On this exercise, I work my way up in weight for a total of five sets. As I increase my weight, the reps decrease, starting at 15 and progressing so that by my final and heaviest set, I fail at six to eight reps.
- LATERAL RAISE
This might be one of the hardest exercises for people to execute properly. It really builds the rounded cap to the shoulders for a wider look, so take the time to get it right. Through the exercise, think about pouring a glass of water from a jug, bringing the elbow up with the pinkie finger leading the movement, and the inside of the bicep facing down to the ground. Think about pushing out to recruit the lateral delt, and then up, but not straight up, which would be more like a shrug or an upright row. The weights should come to eye level at the peak of the movement. Any higher and you’ll be using more trap than delt. Elbows should have a slight bend to them, around 30 – 40 degrees.
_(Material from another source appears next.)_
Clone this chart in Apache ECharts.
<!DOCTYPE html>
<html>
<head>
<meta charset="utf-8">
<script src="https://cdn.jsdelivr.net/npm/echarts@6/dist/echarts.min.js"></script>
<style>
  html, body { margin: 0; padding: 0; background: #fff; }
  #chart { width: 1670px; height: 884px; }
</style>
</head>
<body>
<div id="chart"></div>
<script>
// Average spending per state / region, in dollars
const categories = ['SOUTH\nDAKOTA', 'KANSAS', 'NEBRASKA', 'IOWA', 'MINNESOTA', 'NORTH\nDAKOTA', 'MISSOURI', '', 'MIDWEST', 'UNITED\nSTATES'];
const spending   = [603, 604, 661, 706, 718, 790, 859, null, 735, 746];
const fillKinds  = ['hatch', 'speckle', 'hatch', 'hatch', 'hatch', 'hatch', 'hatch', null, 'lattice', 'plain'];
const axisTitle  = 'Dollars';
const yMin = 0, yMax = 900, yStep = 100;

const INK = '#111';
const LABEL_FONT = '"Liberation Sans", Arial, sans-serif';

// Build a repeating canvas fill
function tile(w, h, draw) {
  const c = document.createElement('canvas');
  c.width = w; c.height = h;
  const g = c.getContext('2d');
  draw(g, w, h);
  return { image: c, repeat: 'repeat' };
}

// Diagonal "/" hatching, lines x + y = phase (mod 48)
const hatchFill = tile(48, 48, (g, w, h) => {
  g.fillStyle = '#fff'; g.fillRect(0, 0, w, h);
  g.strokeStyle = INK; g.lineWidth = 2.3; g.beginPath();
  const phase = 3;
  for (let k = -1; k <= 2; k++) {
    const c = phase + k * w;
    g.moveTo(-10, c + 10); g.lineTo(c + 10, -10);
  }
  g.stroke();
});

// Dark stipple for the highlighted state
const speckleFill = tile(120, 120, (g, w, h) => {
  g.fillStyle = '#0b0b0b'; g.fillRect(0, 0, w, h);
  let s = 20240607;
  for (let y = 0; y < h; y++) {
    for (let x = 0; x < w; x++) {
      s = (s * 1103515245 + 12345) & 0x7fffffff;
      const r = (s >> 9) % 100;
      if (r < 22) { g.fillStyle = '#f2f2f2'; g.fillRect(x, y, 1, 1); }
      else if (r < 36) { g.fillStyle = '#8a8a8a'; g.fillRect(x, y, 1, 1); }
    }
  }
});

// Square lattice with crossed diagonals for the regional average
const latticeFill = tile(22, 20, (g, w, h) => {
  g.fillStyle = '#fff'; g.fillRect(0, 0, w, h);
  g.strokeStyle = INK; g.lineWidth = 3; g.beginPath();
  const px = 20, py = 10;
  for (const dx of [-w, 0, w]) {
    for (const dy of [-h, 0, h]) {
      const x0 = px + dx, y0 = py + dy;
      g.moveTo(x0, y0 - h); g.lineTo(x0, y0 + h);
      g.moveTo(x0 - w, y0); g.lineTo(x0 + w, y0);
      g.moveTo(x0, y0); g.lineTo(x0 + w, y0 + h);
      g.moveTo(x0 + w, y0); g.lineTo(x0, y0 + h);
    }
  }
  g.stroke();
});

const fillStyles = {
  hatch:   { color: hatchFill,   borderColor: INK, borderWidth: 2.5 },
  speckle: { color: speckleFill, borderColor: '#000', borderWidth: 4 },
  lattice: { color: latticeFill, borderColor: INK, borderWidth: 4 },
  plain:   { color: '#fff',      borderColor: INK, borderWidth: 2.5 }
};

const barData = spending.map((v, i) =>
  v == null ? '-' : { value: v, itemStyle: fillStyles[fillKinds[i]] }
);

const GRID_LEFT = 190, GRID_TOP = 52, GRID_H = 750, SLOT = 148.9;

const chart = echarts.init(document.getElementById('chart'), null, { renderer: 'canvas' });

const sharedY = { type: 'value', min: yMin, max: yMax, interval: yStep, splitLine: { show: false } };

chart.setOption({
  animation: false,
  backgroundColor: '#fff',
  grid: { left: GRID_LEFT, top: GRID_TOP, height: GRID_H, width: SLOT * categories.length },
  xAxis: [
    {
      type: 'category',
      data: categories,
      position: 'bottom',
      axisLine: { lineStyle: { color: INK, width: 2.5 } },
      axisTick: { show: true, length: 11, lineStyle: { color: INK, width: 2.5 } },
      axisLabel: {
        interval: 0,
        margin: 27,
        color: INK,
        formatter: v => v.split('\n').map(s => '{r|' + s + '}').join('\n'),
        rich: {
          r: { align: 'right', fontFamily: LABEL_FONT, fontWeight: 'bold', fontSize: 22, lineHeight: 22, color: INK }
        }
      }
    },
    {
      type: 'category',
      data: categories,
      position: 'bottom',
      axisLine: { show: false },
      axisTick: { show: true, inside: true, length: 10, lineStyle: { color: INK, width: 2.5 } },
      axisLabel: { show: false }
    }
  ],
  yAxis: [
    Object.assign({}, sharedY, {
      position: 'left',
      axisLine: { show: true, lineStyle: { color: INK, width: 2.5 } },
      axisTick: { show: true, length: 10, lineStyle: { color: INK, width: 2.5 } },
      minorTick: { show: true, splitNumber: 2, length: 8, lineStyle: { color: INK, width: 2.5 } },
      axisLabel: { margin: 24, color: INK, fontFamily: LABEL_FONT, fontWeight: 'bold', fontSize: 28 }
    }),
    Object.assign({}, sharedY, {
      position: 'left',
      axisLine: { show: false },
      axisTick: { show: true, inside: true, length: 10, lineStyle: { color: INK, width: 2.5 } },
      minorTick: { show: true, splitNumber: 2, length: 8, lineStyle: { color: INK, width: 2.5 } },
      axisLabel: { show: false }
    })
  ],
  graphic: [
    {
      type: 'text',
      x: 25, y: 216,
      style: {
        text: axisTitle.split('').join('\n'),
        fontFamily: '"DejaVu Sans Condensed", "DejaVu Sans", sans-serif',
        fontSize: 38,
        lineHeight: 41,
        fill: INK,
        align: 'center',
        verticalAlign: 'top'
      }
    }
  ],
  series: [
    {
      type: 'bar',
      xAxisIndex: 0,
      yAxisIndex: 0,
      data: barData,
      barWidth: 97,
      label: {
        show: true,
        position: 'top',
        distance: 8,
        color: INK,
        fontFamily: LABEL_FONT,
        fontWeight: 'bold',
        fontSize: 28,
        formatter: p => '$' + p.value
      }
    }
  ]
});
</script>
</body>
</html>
I don’t do any feeder sets here, focusing on four sets of 10–15 reps with solid form. On the last two sets, do two drops and go to failure to really burn out the lateral portion of the muscle. Remember that form is important, so don’t focus on weight yet. Get this right and then build up, especially when doing this amount of reps. And don’t bounce.
- UPRIGHT ROW
I end my workout with upright rows, usually on the Smith machine. Using a shoulder-width grip, or slightly wider, pull the bar up towards your chest. Think about aiming for your chin, but your range of movement will likely end at chest height. Make sure your elbows stay on top of the bar, and move it in a straight line. Nothing fancy here; do three straight sets of 10–12 reps with a slight pause at the peak and control the negative portion of the rep.
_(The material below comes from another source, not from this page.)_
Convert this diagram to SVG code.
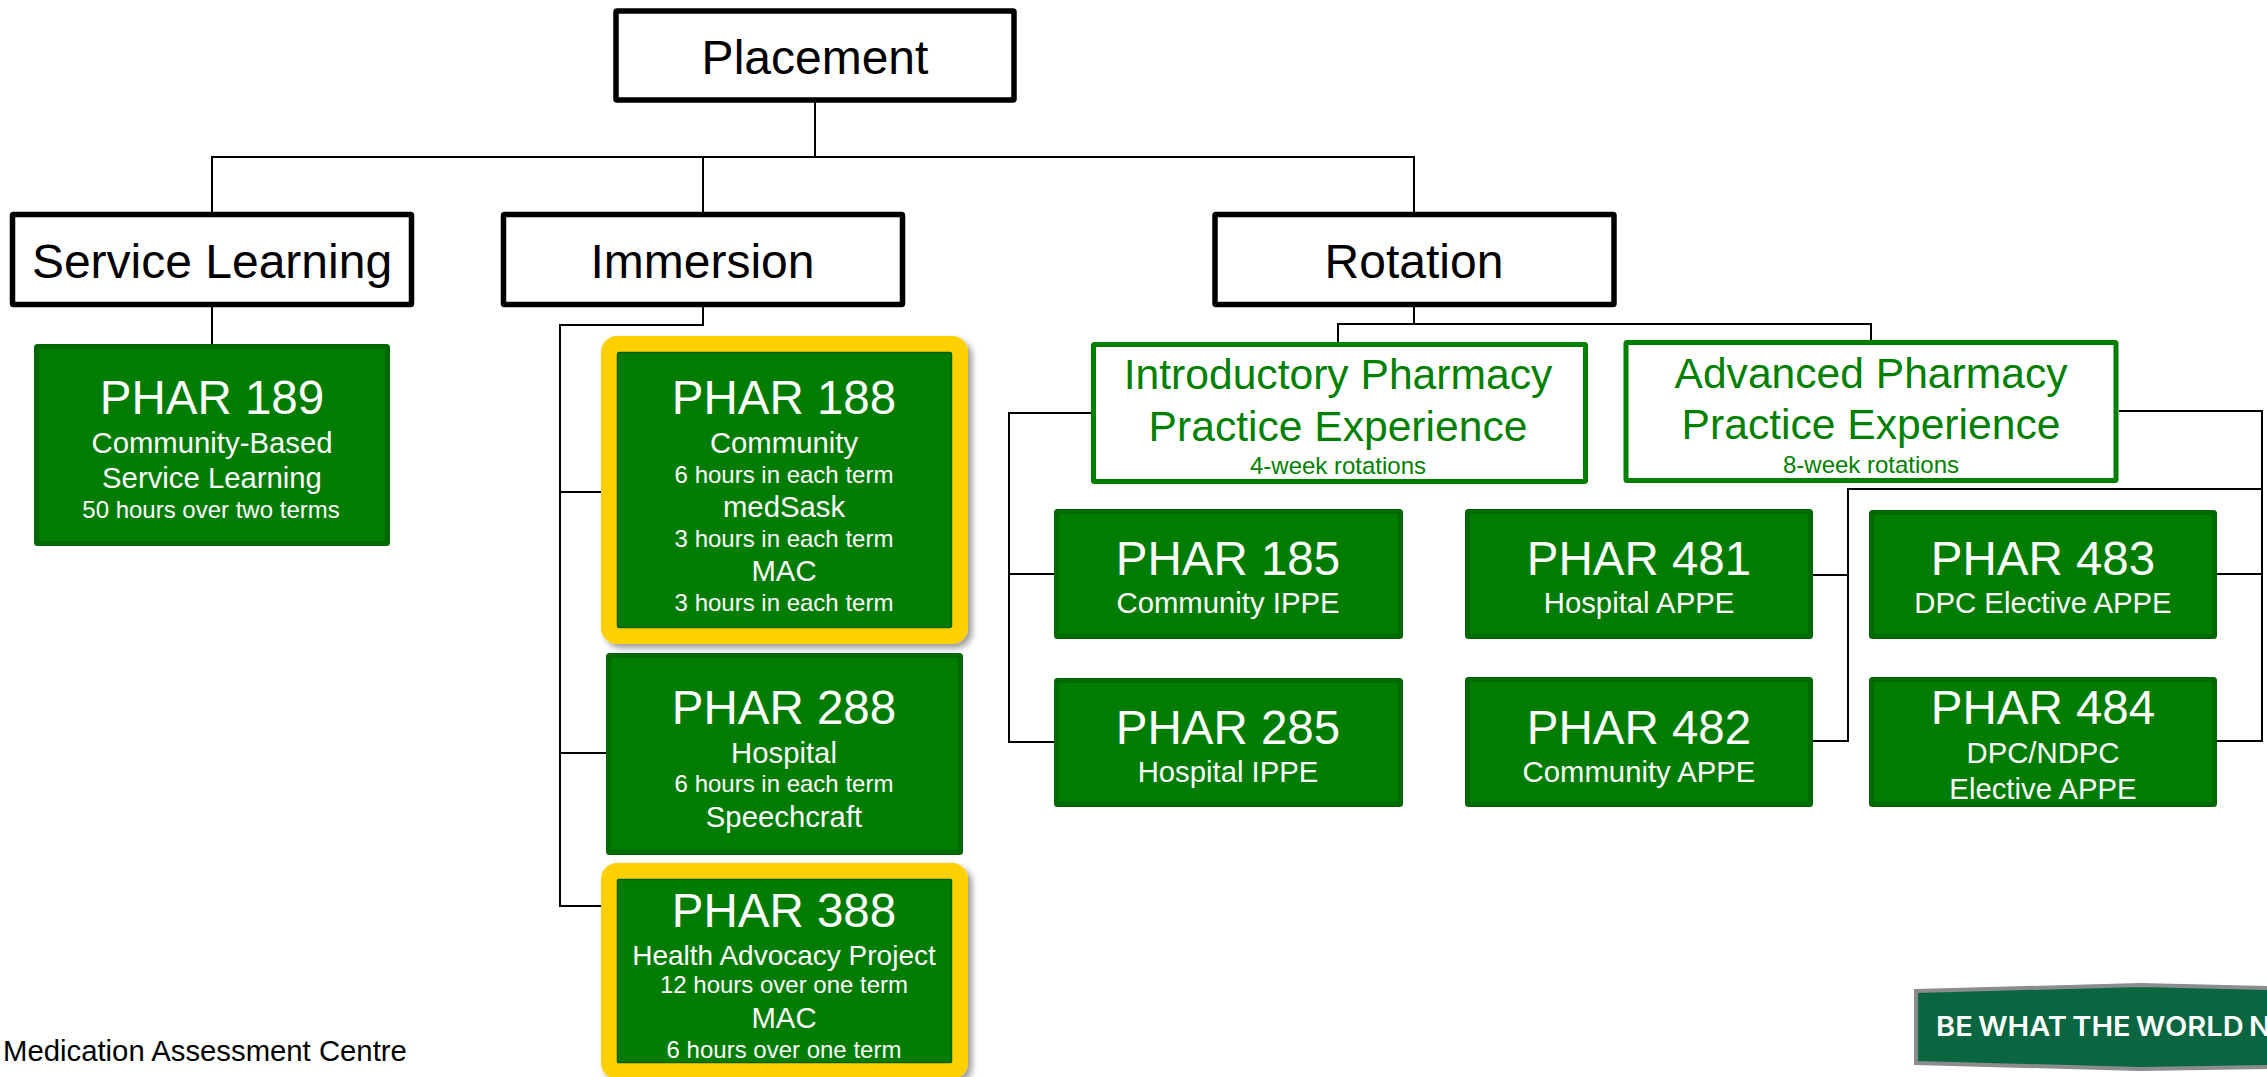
<svg xmlns="http://www.w3.org/2000/svg" width="2267" height="1077" viewBox="0 0 2267 1077">
<defs>
<style>
text{font-family:"Liberation Sans",Arial,sans-serif;text-anchor:middle}
.head{fill:#fff;stroke:#000;stroke-width:5.5}
.head-t{font-size:48px;fill:#000;transform:translateY(.7px)}
.sub{fill:#fff;stroke:#007f00;stroke-width:5}
.sub-t{font-size:42.6px;fill:#007f00;transform:translateY(.7px)}
.sub-s{font-size:24px;fill:#007f00;transform:translateY(.7px)}
.card{fill:#007c00;stroke:#006800;stroke-width:5}
.inner{fill:#007c00;stroke:#006000;stroke-width:1.5}
.halo{fill:#ffd006;filter:url(#sh)}
.t1{font-size:47.5px;fill:#fff;transform:translateY(.7px)}
.t2{font-size:29.3px;fill:#fff}
.t3{font-size:24px;fill:#fff}
#connectors path{fill:none;stroke:#000;stroke-width:2}
</style>
<filter id="sh" x="-5%" y="-5%" width="115%" height="115%"><feDropShadow dx="4" dy="4" stdDeviation="3" flood-color="#000" flood-opacity=".4"/></filter>
</defs>
<rect width="2267" height="1077" fill="#fff"/>
<g id="connectors">
<path d="M815 101V157M212 212V157H1414V212M703 157V212"/>
<path d="M212 307V344"/>
<path d="M703 307V325H560V906H601M560 492H601M560 753H606"/>
<path d="M1414 307V325M1338 342V324H1871V340"/>
<path d="M1091 413H1009V742H1054M1009 574H1054"/>
<path d="M2119 411H2262V741H2217M2262 574H2217M2262 489H1848V741H1813M1848 575H1813"/>
</g>
<g id="placement"><rect class="head" x="616" y="11" width="398" height="89" rx="1"/><text class="head-t" x="815" y="73">Placement</text></g>
<g id="service-learning"><rect class="head" x="12.500" y="214.500" width="399" height="90" rx="1"/><text class="head-t" x="212" y="277">Service Learning</text></g>
<g id="immersion"><rect class="head" x="503.500" y="214.500" width="399" height="90" rx="1"/><text class="head-t" x="702.500" y="277">Immersion</text></g>
<g id="rotation"><rect class="head" x="1215" y="214.500" width="399" height="90" rx="1"/><text class="head-t" x="1414" y="277">Rotation</text></g>
<g id="ippe"><rect class="sub" x="1093.500" y="344.500" width="492" height="137" rx="1"/><text class="sub-t" x="1338" y="388">Introductory Pharmacy</text><text class="sub-t" x="1338" y="440">Practice Experience</text><text class="sub-s" x="1338" y="473">4-week rotations</text></g>
<g id="appe"><rect class="sub" x="1626" y="342.500" width="490" height="138" rx="1"/><text class="sub-t" x="1871" y="387">Advanced Pharmacy</text><text class="sub-t" x="1871" y="438">Practice Experience</text><text class="sub-s" x="1871" y="472">8-week rotations</text></g>
<g id="phar189"><rect class="card" x="36.500" y="346.500" width="351" height="197" rx="1"/><text class="t1" x="212" y="413">PHAR 189</text><text class="t2" x="212" y="453">Community-Based</text><text class="t2" x="212" y="488">Service Learning</text><text class="t3" x="211" y="518">50 hours over two terms</text></g>
<g id="phar188"><rect class="halo" x="601" y="336" width="367" height="308" rx="16"/><rect class="inner" x="617.500" y="352.500" width="334" height="275" rx="2"/><text class="t1" x="784" y="413">PHAR 188</text><text class="t2" x="784" y="453">Community</text><text class="t3" x="784" y="483">6 hours in each term</text><text class="t2" x="784" y="517">medSask</text><text class="t3" x="784" y="547">3 hours in each term</text><text class="t2" x="784" y="581">MAC</text><text class="t3" x="784" y="611">3 hours in each term</text></g>
<g id="phar288"><rect class="card" x="608.500" y="655.500" width="352" height="197" rx="1"/><text class="t1" x="784" y="723">PHAR 288</text><text class="t2" x="784" y="763">Hospital</text><text class="t3" x="784" y="792">6 hours in each term</text><text class="t2" x="784" y="827">Speechcraft</text></g>
<g id="phar388"><rect class="halo" x="601" y="863" width="367" height="216" rx="16"/><rect class="inner" x="617.500" y="879.500" width="334" height="183" rx="1"/><text class="t1" x="784" y="926">PHAR 388</text><text class="t2" x="784" y="965" style="font-size:28px">Health Advocacy Project</text><text class="t3" x="784" y="993">12 hours over one term</text><text class="t2" x="784" y="1028">MAC</text><text class="t3" x="784" y="1058">6 hours over one term</text></g>
<g id="phar185"><rect class="card" x="1056.500" y="511.500" width="344" height="125" rx="1"/><text class="t1" x="1228" y="574">PHAR 185</text><text class="t2" x="1228" y="613">Community IPPE</text></g>
<g id="phar285"><rect class="card" x="1056.500" y="680.500" width="344" height="124" rx="1"/><text class="t1" x="1228" y="743">PHAR 285</text><text class="t2" x="1228" y="782">Hospital IPPE</text></g>
<g id="phar481"><rect class="card" x="1467.500" y="511.500" width="343" height="125" rx="1"/><text class="t1" x="1639" y="574">PHAR 481</text><text class="t2" x="1639" y="613">Hospital APPE</text></g>
<g id="phar482"><rect class="card" x="1467.500" y="679.500" width="343" height="125" rx="1"/><text class="t1" x="1639" y="743">PHAR 482</text><text class="t2" x="1639" y="782">Community APPE</text></g>
<g id="phar483"><rect class="card" x="1871.500" y="512.500" width="343" height="124" rx="1"/><text class="t1" x="2043" y="574">PHAR 483</text><text class="t2" x="2043" y="613">DPC Elective APPE</text></g>
<g id="phar484"><rect class="card" x="1871.500" y="679.500" width="343" height="125" rx="1"/><text class="t1" x="2043" y="723">PHAR 484</text><text class="t2" x="2043" y="763">DPC/NDPC</text><text class="t2" x="2043" y="799">Elective APPE</text></g>
<g id="footnote"><text x="3" y="1061" style="text-anchor:start;font-size:29.3px;fill:#000">Medication Assessment Centre</text></g>
<g id="banner"><polygon points="1916,991 2140,985 2270,988 2270,1067 2140,1069 1916,1063" fill="#0a6640" stroke="#8a8c8e" stroke-width="4"/><text x="1936" y="1036" textLength="335" lengthAdjust="spacingAndGlyphs" style="text-anchor:start;font-family:Inter,'Liberation Sans',sans-serif;font-weight:600;font-size:27.500px;fill:#fff;word-spacing:-2px">BE WHAT THE WORLD N</text></g>
</svg>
|Rear Delt Flyes||3||To Failure*|
|Rear Delt Flyes||3||20|
There are two options I sometimes swap into my workout. I’ve always gotten a lot from behind the neck presses on the Smith machine, instead of the basic military press. With this exercise, the movement should stop at the base of the skull, not any lower. A lot of the same cues carry over from the military press—elbows track under the bar and hit 90 degrees. Your grip may need to be slightly wider, but not to the point that your elbows are greater than 90 degrees. Use the same set and rep structure as the military press. I don’t recommend this exercise for anyone who has shoulder issues, though. Stick to regular military press and keep your shoulders healthy.
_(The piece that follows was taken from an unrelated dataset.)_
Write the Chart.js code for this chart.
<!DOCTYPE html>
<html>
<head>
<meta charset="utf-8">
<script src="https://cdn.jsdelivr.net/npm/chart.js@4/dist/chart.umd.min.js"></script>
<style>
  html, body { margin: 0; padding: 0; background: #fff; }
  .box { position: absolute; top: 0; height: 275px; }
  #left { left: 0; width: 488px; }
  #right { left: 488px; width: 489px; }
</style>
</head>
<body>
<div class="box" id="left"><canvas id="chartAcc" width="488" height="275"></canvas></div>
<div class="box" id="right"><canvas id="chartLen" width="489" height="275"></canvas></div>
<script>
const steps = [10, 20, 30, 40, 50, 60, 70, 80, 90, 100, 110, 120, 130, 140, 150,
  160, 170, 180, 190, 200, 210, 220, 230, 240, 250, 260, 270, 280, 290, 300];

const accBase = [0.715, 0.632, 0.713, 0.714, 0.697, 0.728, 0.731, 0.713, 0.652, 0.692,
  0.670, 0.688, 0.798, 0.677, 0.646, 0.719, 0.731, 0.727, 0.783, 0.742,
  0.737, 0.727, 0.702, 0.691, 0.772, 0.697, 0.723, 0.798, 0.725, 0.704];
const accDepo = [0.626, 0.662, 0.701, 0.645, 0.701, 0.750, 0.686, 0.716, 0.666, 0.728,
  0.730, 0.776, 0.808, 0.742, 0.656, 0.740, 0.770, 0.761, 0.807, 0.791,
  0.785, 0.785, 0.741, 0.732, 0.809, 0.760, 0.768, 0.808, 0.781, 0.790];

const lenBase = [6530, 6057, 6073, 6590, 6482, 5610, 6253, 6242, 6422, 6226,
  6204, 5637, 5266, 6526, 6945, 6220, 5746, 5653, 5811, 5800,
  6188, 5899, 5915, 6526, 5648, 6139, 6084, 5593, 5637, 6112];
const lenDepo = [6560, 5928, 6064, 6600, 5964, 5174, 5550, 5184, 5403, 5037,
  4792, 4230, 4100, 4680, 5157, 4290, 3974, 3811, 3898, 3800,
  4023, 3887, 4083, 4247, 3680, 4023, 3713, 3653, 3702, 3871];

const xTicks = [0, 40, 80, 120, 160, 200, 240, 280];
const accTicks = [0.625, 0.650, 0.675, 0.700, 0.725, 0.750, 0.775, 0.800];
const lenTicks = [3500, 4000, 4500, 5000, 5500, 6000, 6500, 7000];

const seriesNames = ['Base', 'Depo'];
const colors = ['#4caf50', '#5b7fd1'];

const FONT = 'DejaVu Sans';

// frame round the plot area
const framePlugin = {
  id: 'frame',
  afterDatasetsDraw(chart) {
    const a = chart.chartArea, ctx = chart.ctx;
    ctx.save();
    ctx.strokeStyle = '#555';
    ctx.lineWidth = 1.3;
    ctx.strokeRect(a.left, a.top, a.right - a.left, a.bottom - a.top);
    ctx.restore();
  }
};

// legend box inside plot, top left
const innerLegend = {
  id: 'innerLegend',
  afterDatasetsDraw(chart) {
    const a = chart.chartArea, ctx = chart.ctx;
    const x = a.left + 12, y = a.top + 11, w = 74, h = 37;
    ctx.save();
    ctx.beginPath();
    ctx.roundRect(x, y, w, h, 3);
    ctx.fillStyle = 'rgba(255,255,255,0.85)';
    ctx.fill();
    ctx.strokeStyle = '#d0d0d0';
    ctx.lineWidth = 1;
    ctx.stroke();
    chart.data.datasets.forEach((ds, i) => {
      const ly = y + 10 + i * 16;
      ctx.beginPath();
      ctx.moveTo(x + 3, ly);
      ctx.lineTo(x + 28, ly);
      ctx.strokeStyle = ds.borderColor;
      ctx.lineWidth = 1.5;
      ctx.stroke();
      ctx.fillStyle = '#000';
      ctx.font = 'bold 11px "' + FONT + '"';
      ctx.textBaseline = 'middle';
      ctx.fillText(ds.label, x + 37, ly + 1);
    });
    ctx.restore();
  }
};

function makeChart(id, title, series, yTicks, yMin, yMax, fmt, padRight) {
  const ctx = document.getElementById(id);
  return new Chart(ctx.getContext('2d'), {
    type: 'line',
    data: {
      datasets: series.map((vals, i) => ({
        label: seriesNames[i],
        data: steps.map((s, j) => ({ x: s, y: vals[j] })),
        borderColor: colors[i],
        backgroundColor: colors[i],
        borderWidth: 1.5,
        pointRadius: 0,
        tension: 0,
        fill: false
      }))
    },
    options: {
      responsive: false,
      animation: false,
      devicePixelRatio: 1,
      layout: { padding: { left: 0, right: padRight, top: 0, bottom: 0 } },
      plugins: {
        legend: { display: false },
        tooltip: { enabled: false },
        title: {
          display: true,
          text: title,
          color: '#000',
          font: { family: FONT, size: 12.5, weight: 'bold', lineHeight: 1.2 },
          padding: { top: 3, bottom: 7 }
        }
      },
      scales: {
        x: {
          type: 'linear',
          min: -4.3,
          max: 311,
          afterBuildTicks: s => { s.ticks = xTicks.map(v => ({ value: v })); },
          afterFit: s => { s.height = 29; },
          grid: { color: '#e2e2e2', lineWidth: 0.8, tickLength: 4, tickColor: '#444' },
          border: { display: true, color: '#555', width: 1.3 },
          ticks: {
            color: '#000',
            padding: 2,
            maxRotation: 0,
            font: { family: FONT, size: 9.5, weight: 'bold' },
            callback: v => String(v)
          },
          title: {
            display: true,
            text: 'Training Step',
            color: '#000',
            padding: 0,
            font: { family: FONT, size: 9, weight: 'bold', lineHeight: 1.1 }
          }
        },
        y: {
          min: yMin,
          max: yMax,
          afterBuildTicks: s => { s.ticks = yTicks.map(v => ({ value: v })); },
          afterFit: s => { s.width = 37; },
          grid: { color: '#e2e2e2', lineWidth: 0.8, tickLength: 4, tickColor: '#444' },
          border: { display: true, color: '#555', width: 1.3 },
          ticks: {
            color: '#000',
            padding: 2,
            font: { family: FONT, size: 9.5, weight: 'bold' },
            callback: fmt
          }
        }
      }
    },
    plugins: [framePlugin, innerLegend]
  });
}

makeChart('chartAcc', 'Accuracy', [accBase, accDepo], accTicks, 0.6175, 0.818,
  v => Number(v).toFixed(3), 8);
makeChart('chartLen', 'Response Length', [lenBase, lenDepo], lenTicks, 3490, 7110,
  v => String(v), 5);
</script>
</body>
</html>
The second option is to swap front raises for the upright row to finish the workout. I do these seated with dumbbells, making a point to cut out any momentum at the bottom of the movement. Your elbows might have a slight bend to them, but are pretty straight as they lift in front of you with the palms facing down. The movement should stop when the arm is parallel to the ground. Include these if you feel your front delts are lacking, but keep in mind that they get worked a lot during chest and shoulder presses.
The shoulders are a key part of the X-frame shape we’re looking to build. The wider the shoulders are, the narrower your waist will look. Build your shoulders by focusing on your form and then increasing the weights to grow. Without that technique nailed down, other muscles will grow, but you’ll be left with narrow shoulders. Keep it simple, but do it right.